There are, of course, a number of conditions that must be met before a controlling stockholder can avail itself of the protections of the business judgment rule, thus subjecting these transactions to continuing judicial scrutiny:

  • from the outset, the controlling stockholder’s offer needs to be conditioned on approval by both an independent special committee and a majority of the stockholders unaffiliated with the controlling stockholders (the "minority," for our purposes)
  • the special committee must be truly independent
  • the special committee must be empowered to engage its own financial and legal advisors
  • the special committee must be fully empowered to negotiate the merger and definitively to say no to the transaction
  • the special committee must satisfy its duty of care
  • the majority-of-the-minority stockholder vote must be uncoerced and fully informed

Chancellor Strine offers some useful commentary on several of these conditions. He explains that for a plaintiff to show that a director is not independent, the plaintiff must demonstrate that the director is "beholden" to the controlling party "or so under [the controller’s] influence that [the director’s] discretion would be sterilized." He reminds us that "mere allegations that directors are friendly with, travel in the same social circles, or have past business relationships with the proponent of the transaction...are not enough to rebut the presumption of independence." He observes that the inquiry is whether alleged financial ties are material, in the sense that they could have affected the director’s impartiality, with specific reference to that particular director’s financial circumstances, which plaintiffs here had failed to show. He also notes that the New York Stock Exchange rules governing director independence "are a useful source for this court to consider when assessing an argument that a director lacks independence." Chancellor Strine rejected a variety of general attacks on the independence of the special committee members.

On the mandate for the special committee, Chancellor Strine notes that "the special committee was empowered not simply to evaluate the offer, like some special committees with weak mandates, but to negotiate..." Since the controlling stockholder had promised it would not proceed with any going private transaction that did not have the support of the special committee, the special committee was fully empowered to say no and make that decision stick. Chancellor Strine further notes approvingly that although the special committee did not have the practical authority to market the company to other buyers, since the controlling stockholder had also stated it was not interested in selling its 43 percent stake and had no duty to do so, the special committee nonetheless considered whether there were other potential interested buyers or other strategic alternatives such as asset divestitures that could generate more value for minority stockholders.
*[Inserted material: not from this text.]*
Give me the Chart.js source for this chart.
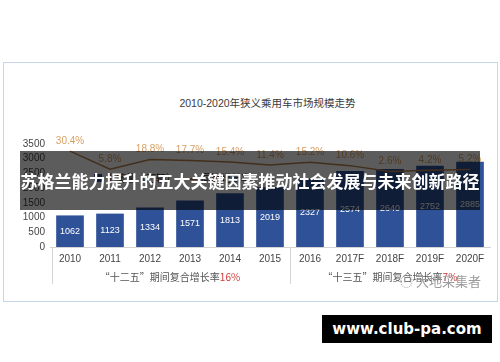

This work by the special committee showed due care, as the special committee fully informed itself of other alternatives available to the company in deciding whether to approve this transaction.

In evaluating the special committee’s due care, Chancellor Strine also comments favorably on the committee’s banker selection process, which entailed what is colloquially termed a "bake-off" with interviews of four bankers. Chancellor Strine notes that this process gave the committee a chance to hear preliminary thoughts from a variety of well-qualified financial advisors, "a process that therefore helps the committee begin to get fully grounded in the relevant economic factors."

Plaintiff questioned the negotiating strategy of the special committee and argued that they were too conservative in valuing the company’s future prospects. Making crystal clear the value of the business judgment rule standard for review, Chancellor Strine dismisses these challenges in two sentences: "These are the sorts of questions that can be asked about any business negotiation and that are, of course the core of an appraisal proceeding and relevant when a court has to make a determination itself about the financial fairness of a merger transaction under the entire fairness standard. What is not in question is that the plaintiffs do not point to any evidence indicating that the independent members of the special committee did not meet their duty of care in evaluating, negotiating and ultimately agreeing to a merger..."

Chancellor Strine notes that the stockholder vote was uncoerced and fully informed. Full information appeared to be particularly robust, including the five different ranges of values in analyses prepared by the banker and considered by the special committee, the history of negotiations over the price with the controlling stockholder, and the fact that management had updated and lowered its short-term and long-term outlook of the company.

Interestingly, Chancellor Strine declined to find that the committee was "effective," holding that this determination is beyond the inquiry required by the business judgment rule standard, and is only required if the standard of review is entire fairness. He explains that where a committee is structurally independent, has a sufficient mandate, cannot be bypassed, and fulfills its duty of care, it should be given standard-shifting effect.

It is clear the facts in this case are well-suited to the findings that the special committee was truly independent and adequately discharged its duties to the minority stockholders, and that the majority-of-the-minority stockholder approval was fully informed and non-coercive. Chancellor Strine lays out the numerous procedural steps that were put in place that allowed the controlling stockholder in MFW to benefit from the business judgment rule. If, however, the process employed in a control transaction meets these rigorous conditions, Chancellor Strine’s conclusion is this structure – an independent, adequately empowered special committee that fulfills its duty of care, and a fully informed, uncoerced vote of a majority of the minority stockholders – effectively replicates the protections available to stockholders in an arm’s-length, negotiated merger transaction with a non-controlling buyer that is approved by a majority of the stockholders, transactions long-recognized as subject to the business judgment rule.

This ruling will likely not reduce litigation in cases where these fundamental protections are in place from the beginning of a controlling person merger transaction, but rather will shift plaintiff’s focus in such cases to the facts underlying the independence of the special committee, whether the committee had the proper mandate and fulfilled its duty of care, and whether the majority-of-the-minority vote was truly uncoerced and fully informed. The record for controlling person mergers will continue to have significant judicial scrutiny applied, but this favorable review standard will reduce the cost of such litigation for well-advised controlling persons and the boards of directors of the controlled target, where applicable. It also seems clear that this case provides an incentive, heretofore missing, for a controlling person who seeks a going private transaction for its controlled company to condition the proposal for such a transaction at the outset on both having approval by an independent special committee and by an uncoerced, fully informed vote of the minority stockholders. It will be interesting to see whether other controlling persons act on this ruling by offering both of these fundamental protections, and how the Delaware Supreme Court will view Chancellor Strine’s bold new addition to Delaware jurisprudence.